Fee structures can be complicated, leaving many retailers trying to figure out exactly what it would cost for them to sell on certain platforms, and how to price their goods. Higher fees result in higher prices on goods as retailers often must pass that cost on to consumers in order to stay profitable, and with sellers being dependent on the big players, they have no choice but to accept the price hikes.

How did we get to this point? Surely instead of penalising sellers and trying to wring as much revenue as they can out of them, marketplaces should be providing them with the insight and data needed to grow as this benefits all parties.
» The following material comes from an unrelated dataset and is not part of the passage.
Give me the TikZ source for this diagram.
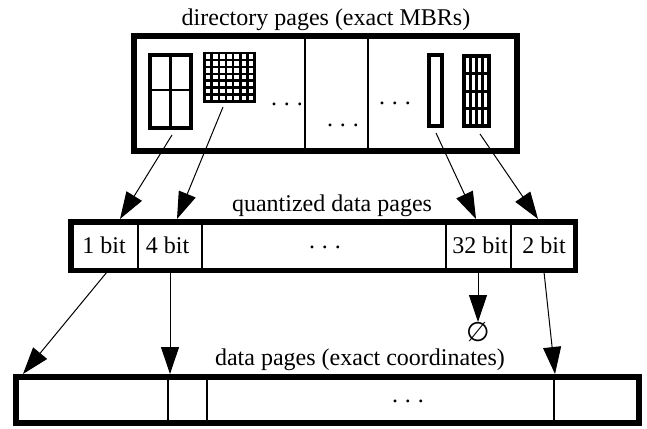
\documentclass[tikz,border=0pt]{standalone}
\usepackage{fontspec}
\setmainfont{Liberation Serif}
\newfontfamily\symbolfamily{DejaVu Sans}
\usetikzlibrary{arrows.meta}
\begin{document}
\begin{tikzpicture}[x=1pt,y=-1pt,
  pagebox/.style={draw, line width=#1, inner sep=0pt, outer sep=0pt, rectangle},
  lbl/.style={font=\fontsize{24}{28}\selectfont, inner sep=0pt, anchor=base},
  conn/.style={line width=1pt, -{Triangle[length=27pt,width=18pt]}},
  divider/.style={line width=1.3pt},
  mbr/.style={line width=4pt},
  gridline/.style={line width=2.7pt},
]
\useasboundingbox (0,0) rectangle (647,428);

% ---------- directory pages ----------
\node[pagebox=6pt, minimum width=383pt, minimum height=115pt] (dir) at (325.5,93.5) {};
\node[lbl] (dirlbl) at (326,26) {directory pages (exact MBRs)};
\draw[divider] (305,36) -- (305,151);
\draw[divider] (368,36) -- (368,151);

% MBR 1: 2x2 grid
\draw[mbr] (150.3,55.3) rectangle (191.3,128);
\draw[gridline] (170.8,55.3) -- (170.8,128);
\draw[gridline] (150.3,90) -- (191.3,90);

% MBR 2: 7x7 grid
\foreach \i in {0,...,7} {
  \draw[gridline] ({204.65+\i*7.1},51.7) -- ({204.65+\i*7.1},101.7);
  \draw[gridline] (203.3,{53.05+\i*6.94}) -- (256,{53.05+\i*6.94});
}

% MBR 3: thin rectangle
\draw[mbr] (428.7,55.3) rectangle (442,126.3);

% MBR 4: 4x4 grid
\draw[mbr] (464.3,56) rectangle (488.7,126.3);
\foreach \i in {1,2,3} {
  \draw[gridline] ({464.3+\i*6.1},56) -- ({464.3+\i*6.1},126.3);
  \draw[gridline] (464.3,{56+\i*17.6}) -- (488.7,{56+\i*17.6});
}

\node[lbl] (dots1) at (287,105.3) {.\kern7pt.\kern7pt.};
\node[lbl] (dots2) at (343,126.3) {.\kern7pt.\kern7pt.};
\node[lbl] (dots3) at (395,104.3) {.\kern7pt.\kern7pt.};

% ---------- quantized data pages ----------
\node[pagebox=5.5pt, minimum width=504.5pt, minimum height=48.5pt] (qdp) at (323,246) {};
\node[lbl] (qlbl) at (332,211) {quantized data pages};
\foreach \x in {138,202,446,511} \draw[divider] (\x,222) -- (\x,270);
\node[lbl] (q1) at (104,253) {1 bit};
\node[lbl] (q2) at (167.5,253) {4 bit};
\node[lbl] (q3) at (325,248.3) {.\kern7pt.\kern7pt.};
\node[lbl] (q4) at (480,253) {32 bit};
\node[lbl] (q5) at (544,253) {2 bit};

% ---------- data pages ----------
\node[pagebox=6pt, minimum width=623pt, minimum height=46pt] (dp) at (327.5,400) {};
\node[lbl] (dlbl) at (360,365) {data pages (exact coordinates)};
\foreach \x in {168,207,554} \draw[divider] (\x,377) -- (\x,423);
\node[lbl] (dots4) at (408,402.3) {.\kern7pt.\kern7pt.};

\node[font=\symbolfamily\fontsize{27}{30}\selectfont, inner sep=0pt] (empty) at (478,332) {∅};

% ---------- connectors ----------
\coordinate (a1s) at (172,135); \coordinate (a1e) at (120,219);
\coordinate (a2s) at (223,107); \coordinate (a2e) at (177,219);
\coordinate (a3s) at (436,133); \coordinate (a3e) at (476,219);
\coordinate (a4s) at (480,134); \coordinate (a4e) at (538,219);
\draw[conn] (a1s) -- (a1e);
\draw[conn] (a2s) -- (a2e);
\draw[conn] (a3s) -- (a3e);
\draw[conn] (a4s) -- (a4e);

\coordinate (b1s) at (107,272); \coordinate (b1e) at (23,374);
\coordinate (b2s) at (170,272); \coordinate (b2e) at (170,374);
\coordinate (b3s) at (478,272); \coordinate (b3e) at (478,322);
\coordinate (b4s) at (544,272); \coordinate (b4e) at (555,374);
\draw[conn] (b1s) -- (b1e);
\draw[conn] (b2s) -- (b2e);
\draw[conn] (b3s) -- (b3e);
\draw[conn] (b4s) -- (b4e);
\end{tikzpicture}
\end{document}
Success for a marketplace should and quite frankly must be an outcome of the success of those selling on it.

Back to the fundamentals

We’ve come a long way since the birth of online marketplaces and it is inevitable that platforms will adapt and evolve. However, the core purpose should remain the same, and that’s where the industry has strayed. By definition, a marketplace is the system of a buyer being able to find the item they wish to purchase and then by default a retailer, meeting that need, in a fair and competitive environment. It’s assumed that the marketplace itself is not the competitor! It should exist to give retailers the opportunity to sell as many of their products as possible, at prices that are fair to consumers. Only when marketplaces return to these original principles will this nation of shopkeepers be able to enjoy a fair, transparent playing field.